- THE REQUEST -
The data below should be printed in full, exactly, and without any of its images.

##########

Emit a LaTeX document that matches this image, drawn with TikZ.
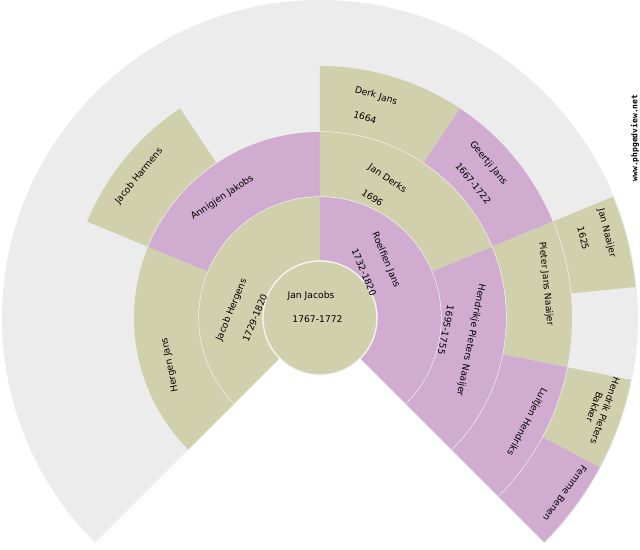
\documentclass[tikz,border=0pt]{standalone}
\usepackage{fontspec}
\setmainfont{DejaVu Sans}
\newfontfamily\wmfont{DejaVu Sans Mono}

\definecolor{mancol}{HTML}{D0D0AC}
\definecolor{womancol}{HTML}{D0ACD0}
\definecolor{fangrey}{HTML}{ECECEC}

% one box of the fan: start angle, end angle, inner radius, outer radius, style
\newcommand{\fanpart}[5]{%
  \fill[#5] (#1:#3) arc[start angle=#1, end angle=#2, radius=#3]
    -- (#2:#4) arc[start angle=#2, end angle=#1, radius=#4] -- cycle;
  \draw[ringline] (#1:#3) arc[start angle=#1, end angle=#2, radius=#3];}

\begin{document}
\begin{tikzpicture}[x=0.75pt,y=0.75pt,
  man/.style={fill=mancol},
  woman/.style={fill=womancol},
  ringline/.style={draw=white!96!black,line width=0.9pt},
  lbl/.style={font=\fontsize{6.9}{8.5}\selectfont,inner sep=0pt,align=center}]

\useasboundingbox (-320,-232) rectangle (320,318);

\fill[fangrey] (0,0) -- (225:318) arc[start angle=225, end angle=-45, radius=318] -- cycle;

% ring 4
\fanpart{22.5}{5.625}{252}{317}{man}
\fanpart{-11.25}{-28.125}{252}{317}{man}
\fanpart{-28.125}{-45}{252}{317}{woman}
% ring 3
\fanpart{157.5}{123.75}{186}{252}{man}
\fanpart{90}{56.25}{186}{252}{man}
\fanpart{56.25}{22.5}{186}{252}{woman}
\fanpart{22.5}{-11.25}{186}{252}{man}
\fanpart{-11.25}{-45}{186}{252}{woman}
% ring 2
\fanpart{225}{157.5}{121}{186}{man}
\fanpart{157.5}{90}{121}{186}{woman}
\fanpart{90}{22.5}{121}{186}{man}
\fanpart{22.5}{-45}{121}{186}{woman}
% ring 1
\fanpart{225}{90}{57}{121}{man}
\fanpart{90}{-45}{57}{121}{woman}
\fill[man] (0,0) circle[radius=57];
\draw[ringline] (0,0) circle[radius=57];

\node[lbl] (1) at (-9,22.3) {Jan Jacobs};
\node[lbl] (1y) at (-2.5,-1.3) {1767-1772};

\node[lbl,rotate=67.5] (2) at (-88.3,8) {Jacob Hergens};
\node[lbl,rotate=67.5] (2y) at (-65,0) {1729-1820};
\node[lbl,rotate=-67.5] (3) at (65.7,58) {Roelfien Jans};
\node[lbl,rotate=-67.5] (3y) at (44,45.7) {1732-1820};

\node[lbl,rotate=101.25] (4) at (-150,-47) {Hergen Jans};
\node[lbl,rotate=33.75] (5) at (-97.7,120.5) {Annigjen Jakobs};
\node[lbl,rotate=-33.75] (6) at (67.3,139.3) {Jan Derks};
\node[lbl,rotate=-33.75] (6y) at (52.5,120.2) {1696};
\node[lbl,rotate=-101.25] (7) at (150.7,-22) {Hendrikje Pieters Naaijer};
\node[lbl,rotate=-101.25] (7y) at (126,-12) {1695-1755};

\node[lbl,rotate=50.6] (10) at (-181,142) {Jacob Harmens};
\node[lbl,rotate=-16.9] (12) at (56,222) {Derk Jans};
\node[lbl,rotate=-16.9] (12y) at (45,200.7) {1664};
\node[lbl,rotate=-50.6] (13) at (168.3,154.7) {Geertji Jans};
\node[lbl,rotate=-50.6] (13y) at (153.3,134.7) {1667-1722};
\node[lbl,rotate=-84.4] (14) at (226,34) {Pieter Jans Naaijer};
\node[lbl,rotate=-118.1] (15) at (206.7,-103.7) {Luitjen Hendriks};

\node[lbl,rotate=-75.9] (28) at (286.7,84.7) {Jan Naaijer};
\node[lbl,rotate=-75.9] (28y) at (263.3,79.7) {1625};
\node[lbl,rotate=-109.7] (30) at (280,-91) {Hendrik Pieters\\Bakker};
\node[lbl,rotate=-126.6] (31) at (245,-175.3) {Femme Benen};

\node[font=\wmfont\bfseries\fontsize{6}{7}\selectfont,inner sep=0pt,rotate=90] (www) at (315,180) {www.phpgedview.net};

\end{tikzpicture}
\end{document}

##########

- RESULT FOR THIS TASK -
Emit a LaTeX document that matches this image, drawn with TikZ.
\documentclass[tikz,border=0pt]{standalone}
\usepackage{fontspec}
\setmainfont{DejaVu Sans}
\newfontfamily\wmfont{DejaVu Sans Mono}

\definecolor{mancol}{HTML}{D0D0AC}
\definecolor{womancol}{HTML}{D0ACD0}
\definecolor{fangrey}{HTML}{ECECEC}

% one box of the fan: start angle, end angle, inner radius, outer radius, style
\newcommand{\fanpart}[5]{%
  \fill[#5] (#1:#3) arc[start angle=#1, end angle=#2, radius=#3]
    -- (#2:#4) arc[start angle=#2, end angle=#1, radius=#4] -- cycle;
  \draw[ringline] (#1:#3) arc[start angle=#1, end angle=#2, radius=#3];}

\begin{document}
\begin{tikzpicture}[x=0.75pt,y=0.75pt,
  man/.style={fill=mancol},
  woman/.style={fill=womancol},
  ringline/.style={draw=white!96!black,line width=0.9pt},
  lbl/.style={font=\fontsize{6.9}{8.5}\selectfont,inner sep=0pt,align=center}]

\useasboundingbox (-320,-232) rectangle (320,318);

\fill[fangrey] (0,0) -- (225:318) arc[start angle=225, end angle=-45, radius=318] -- cycle;

% ring 4
\fanpart{22.5}{5.625}{252}{317}{man}
\fanpart{-11.25}{-28.125}{252}{317}{man}
\fanpart{-28.125}{-45}{252}{317}{woman}
% ring 3
\fanpart{157.5}{123.75}{186}{252}{man}
\fanpart{90}{56.25}{186}{252}{man}
\fanpart{56.25}{22.5}{186}{252}{woman}
\fanpart{22.5}{-11.25}{186}{252}{man}
\fanpart{-11.25}{-45}{186}{252}{woman}
% ring 2
\fanpart{225}{157.5}{121}{186}{man}
\fanpart{157.5}{90}{121}{186}{woman}
\fanpart{90}{22.5}{121}{186}{man}
\fanpart{22.5}{-45}{121}{186}{woman}
% ring 1
\fanpart{225}{90}{57}{121}{man}
\fanpart{90}{-45}{57}{121}{woman}
\fill[man] (0,0) circle[radius=57];
\draw[ringline] (0,0) circle[radius=57];

\node[lbl] (1) at (-9,22.3) {Jan Jacobs};
\node[lbl] (1y) at (-2.5,-1.3) {1767-1772};

\node[lbl,rotate=67.5] (2) at (-88.3,8) {Jacob Hergens};
\node[lbl,rotate=67.5] (2y) at (-65,0) {1729-1820};
\node[lbl,rotate=-67.5] (3) at (65.7,58) {Roelfien Jans};
\node[lbl,rotate=-67.5] (3y) at (44,45.7) {1732-1820};

\node[lbl,rotate=101.25] (4) at (-150,-47) {Hergen Jans};
\node[lbl,rotate=33.75] (5) at (-97.7,120.5) {Annigjen Jakobs};
\node[lbl,rotate=-33.75] (6) at (67.3,139.3) {Jan Derks};
\node[lbl,rotate=-33.75] (6y) at (52.5,120.2) {1696};
\node[lbl,rotate=-101.25] (7) at (150.7,-22) {Hendrikje Pieters Naaijer};
\node[lbl,rotate=-101.25] (7y) at (126,-12) {1695-1755};

\node[lbl,rotate=50.6] (10) at (-181,142) {Jacob Harmens};
\node[lbl,rotate=-16.9] (12) at (56,222) {Derk Jans};
\node[lbl,rotate=-16.9] (12y) at (45,200.7) {1664};
\node[lbl,rotate=-50.6] (13) at (168.3,154.7) {Geertji Jans};
\node[lbl,rotate=-50.6] (13y) at (153.3,134.7) {1667-1722};
\node[lbl,rotate=-84.4] (14) at (226,34) {Pieter Jans Naaijer};
\node[lbl,rotate=-118.1] (15) at (206.7,-103.7) {Luitjen Hendriks};

\node[lbl,rotate=-75.9] (28) at (286.7,84.7) {Jan Naaijer};
\node[lbl,rotate=-75.9] (28y) at (263.3,79.7) {1625};
\node[lbl,rotate=-109.7] (30) at (280,-91) {Hendrik Pieters\\Bakker};
\node[lbl,rotate=-126.6] (31) at (245,-175.3) {Femme Benen};

\node[font=\wmfont\bfseries\fontsize{6}{7}\selectfont,inner sep=0pt,rotate=90] (www) at (315,180) {www.phpgedview.net};

\end{tikzpicture}
\end{document}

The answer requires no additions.